The Savage Detectives is the book many readers expect to begin with.
It has young poets and Mexico City, rebellion and sexual energy, the myth of a vanished avant-garde looked at from the wrong side of survival. It is the great book of Bolaño’s youth among writers, even when it knows perfectly well that youth is already being mythologized by those who survived it badly.
Yes, it can work as a first Bolaño novel. Yes, many readers have entered through it and stayed. Yes, the energy of Mexico City carries even a beginner. As a final book in this particular path, though, the novel becomes richer.
After 2666, The Savage Detectives no longer feels only like a wild adventure among writers. It becomes the dream before the ruin — or the memory of the dream after the ruin has already become visible. The jokes darken. The poets begin to look younger and more ridiculous and more doomed, in the way old photographs of the dead always do.

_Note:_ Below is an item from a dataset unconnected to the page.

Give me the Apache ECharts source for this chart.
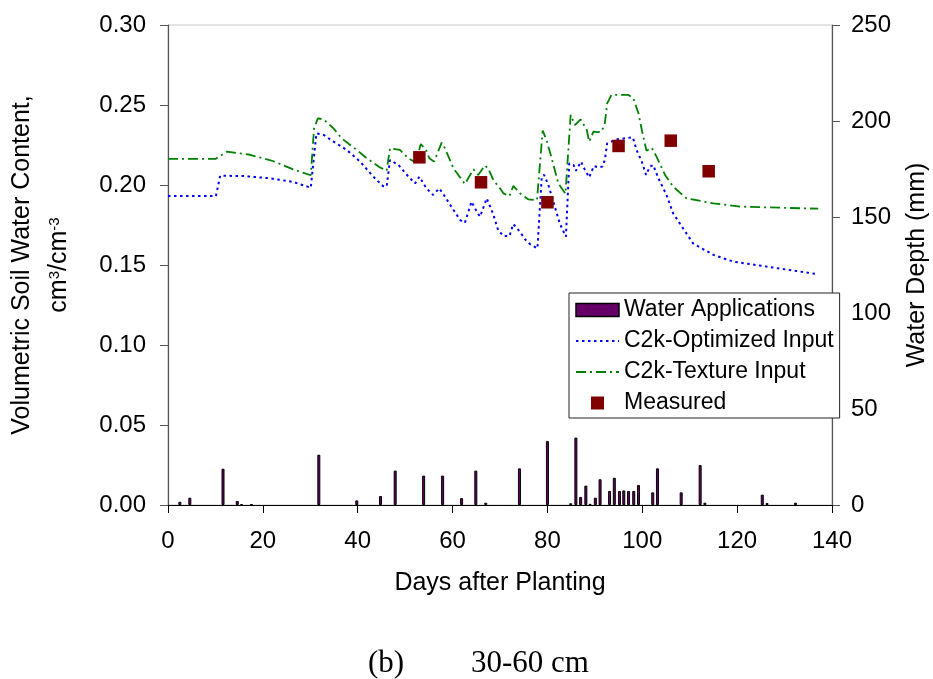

Their hunger for literature becomes both touching and dangerous because you now know where some forms of literary hunger can lead.
The Savage Detectives is not smaller than 2666 because it is younger in spirit. It is simply organized by a different kind of loss. 2666 looks at the world when the wound has become almost planetary. The Savage Detectives looks at the moment just before — when young people still believe the right poem or the right journey might save them from ordinary life.
Bolaño knows better. He loves them anyway.
What About the Poetry?
Bolaño thought of himself as a poet before he thought of himself as a novelist. Any honest reading map has to say this.
Still, the poetry isn’t the best entrance for most readers. It opens better after the fiction has done its work — once the figures and tones and self-mythologies have become familiar. The poems matter as part of the Bolaño system. They help explain the life he imagined for literature and the kind of writer he wanted to be.
I’ve written elsewhere on the site about Bolaño’s poetry and the strange fact that his greatest poetry may live more intensely inside the novels than inside the poems themselves. For this beginner’s path, the practical advice is simple: do not begin with the poems. Let them become a side chamber after the main rooms have opened.
Bolaño’s own belief in poetry — that the poem was the truest form of literature, the one a writer carried before everything else — was probably foolish. It was also the fire he never entirely put out.